Brexit disaster: Predicted 0.08% boost from UK-Asia trade deal could be overestimate

"No wonder they feel the need to present figures in the most favourable way they can find."

Brexit

Yet more bad news on Brexit. The Tories and their Brexit supporting allies in the press spent last month hailing Brexit freedoms, after the government finally concluded talks on joining the Comprehensive and Progressive Agreement for Trans-Pacific Partnership (CPTPP).

The CPTPP is a free trade agreement between 11 countries across the Indo-Pacific, including Australia, Brunei, Canada, Chile, Japan, Malaysia, Mexico, New Zealand, Peru, Singapore and Vietnam – and now the UK.

The deal, billed the biggest trade deal since the decision to leave the EU, was mocked at the time for increasing UK gross domestic product by just 0.08 per cent over a decade.

It’s now emerged that even the 0.08% estimate could be an exaggeration. Small print contained in the document published by the Department for International Trade suggests calculations could have been intentionally juiced up to make the deal sound more appealing.

The document states that officials could not employ their usual approach to calculating the GDP benefits of a deal, known as a “Melitz-style model”, because there were ‘too many unknown variables’.

Instead, the “Armington-style” model was used to get the number for CPTPP, which the document notes tend to produce higher GDP figures “for a given free trade agreement”. Furthermore, the model also produces results that are “not directly comparable” to the previous estimates for deals with the US, Australia, Japan and New Zealand, the document states.
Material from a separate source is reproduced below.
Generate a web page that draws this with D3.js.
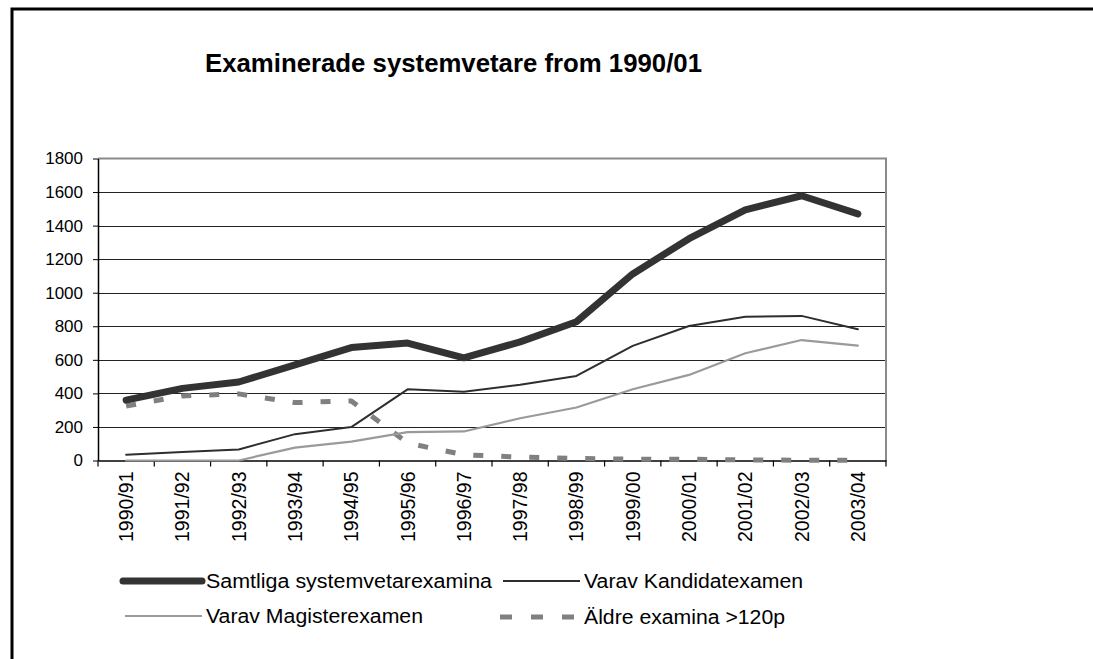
<!DOCTYPE html>
<html>
<head>
<meta charset="utf-8">
<script src="https://cdnjs.cloudflare.com/ajax/libs/d3/7.8.5/d3.min.js"></script>
<style>
    html, body { margin: 0; padding: 0; background: #fff; }
    svg { display: block; }
</style>
</head>
<body>
<script>
    var years = ["1990/91", "1991/92", "1992/93", "1993/94", "1994/95", "1995/96", "1996/97",
                 "1997/98", "1998/99", "1999/00", "2000/01", "2001/02", "2002/03", "2003/04"];
    var samtliga = [360, 430, 468, 570, 673, 700, 612, 707, 827, 1112, 1322, 1494, 1578, 1470];
    var kandidat = [34, 50, 66, 157, 199, 424, 410, 451, 504, 683, 802, 857, 862, 782];
    var magister = [0, 0, 0, 77, 113, 169, 173, 252, 316, 425, 510, 639, 718, 685];
    var aldre = [325, 385, 397, 345, 355, 104, 34, 20, 12, 8, 8, 3, 2, 2];
    var yTicks = [0, 200, 400, 600, 800, 1000, 1200, 1400, 1600, 1800];
    var names = ["Samtliga systemvetarexamina", "Varav Kandidatexamen", "Varav Magisterexamen", "Äldre examina >120p"];

    var W = 1093, H = 659;
    var padL = 98, padR = 886, padT = 158.5, padB = 460.5;
    var font = "'Liberation Sans', Arial, sans-serif";

    var svg = d3.select("body")
        .append("svg")
        .attr("width", W)
        .attr("height", H);

    // outer frame (open to the right and bottom)
    svg.append("rect")
        .attr("x", 12)
        .attr("y", 9)
        .attr("width", 1200)
        .attr("height", 800)
        .attr("fill", "none")
        .attr("stroke", "#000")
        .attr("stroke-width", 3);

    svg.append("text")
        .attr("x", 205)
        .attr("y", 72)
        .attr("textLength", 497)
        .attr("lengthAdjust", "spacingAndGlyphs")
        .style("font-family", font)
        .style("font-size", "25.6px")
        .style("font-weight", "bold")
        .text("Examinerade systemvetare from 1990/01");

    var xScale = d3.scaleBand()
        .domain(years)
        .range([padL, padR])
        .paddingInner(0)
        .paddingOuter(0);

    var yScale = d3.scaleLinear()
        .domain([0, 1800])
        .range([padB, padT]);

    // gridlines
    svg.append("g")
        .selectAll("line")
        .data(yTicks.slice(1, yTicks.length - 1))
        .enter()
        .append("line")
        .attr("x1", padL)
        .attr("x2", padR)
        .attr("y1", function(d){ return Math.round(yScale(d)) + 0.5; })
        .attr("y2", function(d){ return Math.round(yScale(d)) + 0.5; })
        .attr("stroke", "#222")
        .attr("stroke-width", 1);

    // plot border top / right in gray
    svg.append("path")
        .attr("d", "M" + padL + "," + padT + "H" + padR + "V" + padB)
        .attr("fill", "none")
        .attr("stroke", "#8a8a8a")
        .attr("stroke-width", 2);

    var yAxis = svg.append("g")
        .attr("transform", "translate(" + padL + ",0)")
        .call(d3.axisLeft(yScale).tickValues(yTicks).tickFormat(d3.format("d"))
            .tickSize(5).tickSizeOuter(0).tickPadding(10));

    yAxis.selectAll("text")
        .style("font-family", font)
        .style("font-size", "17px")
        .attr("fill", "#000");
    yAxis.select(".domain").attr("stroke", "#000").attr("stroke-width", 1.5);
    yAxis.selectAll("line").attr("stroke", "#000");

    var xAxis = svg.append("g")
        .attr("transform", "translate(0," + padB + ")")
        .call(d3.axisBottom(xScale).tickSize(0).tickSizeOuter(0));

    xAxis.select(".domain").attr("stroke", "#000").attr("stroke-width", 1.5);
    xAxis.selectAll("text")
        .style("font-family", font)
        .style("font-size", "19.5px")
        .attr("fill", "#000")
        .attr("text-anchor", "end")
        .attr("transform", "translate(0,11) rotate(-90)")
        .attr("x", 0)
        .attr("y", 0)
        .attr("dy", "0.36em");

    // ticks between categories
    xAxis.append("g")
        .selectAll("line")
        .data(years.concat(["end"]))
        .enter()
        .append("line")
        .attr("x1", function(d){ return d == "end" ? padR : xScale(d); })
        .attr("x2", function(d){ return d == "end" ? padR : xScale(d); })
        .attr("y1", 0)
        .attr("y2", 6)
        .attr("stroke", "#000")
        .attr("stroke-width", 1.2);

    var line = d3.line()
        .x(function(d, i){ return xScale(years[i]) + xScale.bandwidth() / 2; })
        .y(function(d){ return yScale(d); });

    var series = [
        { values: samtliga, color: "#333333", width: 7, dash: null },
        { values: kandidat, color: "#2e2e2e", width: 2, dash: null },
        { values: magister, color: "#9a9a9a", width: 2.2, dash: null },
        { values: aldre, color: "#808080", width: 5, dash: "10 18" }
    ];

    var drawOrder = [3, 2, 1, 0];
    for (var k = 0; k < drawOrder.length; k++) {
        var s = series[drawOrder[k]];
        svg.append("path")
            .datum(s.values)
            .attr("fill", "none")
            .attr("stroke", s.color)
            .attr("stroke-width", s.width)
            .attr("stroke-linejoin", "round")
            .attr("stroke-linecap", s.dash ? "butt" : "round")
            .attr("stroke-dasharray", s.dash)
            .attr("d", line);
    }

    // legend
    var legPos = [[123, 581], [503, 581], [125, 616], [500, 617]];
    var legTextLen = [286, 219, 217, 201];
    for (var j = 0; j < series.length; j++) {
        var p = legPos[j];
        var g = svg.append("g").attr("class", "legend");
        g.append("line")
            .attr("x1", p[0])
            .attr("x2", (j == 1 || j == 3) ? 580 : 202)
            .attr("y1", p[1])
            .attr("y2", p[1])
            .attr("stroke", series[j].color)
            .attr("stroke-width", series[j].width)
            .attr("stroke-linecap", j == 0 ? "round" : "butt")
            .attr("stroke-dasharray", series[j].dash ? "12 19" : null);
        g.append("text")
            .attr("x", j == 0 || j == 2 ? 206 : 584)
            .attr("y", p[1])
            .attr("dy", "0.36em")
            .attr("textLength", legTextLen[j])
            .attr("lengthAdjust", "spacingAndGlyphs")
            .style("font-family", font)
            .style("font-size", "20px")
            .text(names[j]);
    }
</script>
</body>
</html>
Sam Lowe, a trade expert and senior visiting fellow at the King’s Policy Institute, told the Independent: “While the approach the government has taken is perfectly credible, the change in methodology does seem to have been made with the intention of making the GDP figure sound more impressive.”

Nick Thomas-Symonds, the shadow international trade secretary said: “No wonder they feel the need to present figures in the most favourable way they can find. The OBR predict a 6.6 per cent fall in exports in 2023, a hit of over £51bn to the UK economy. That hammers UK growth and will make the cost of living crisis even worse.”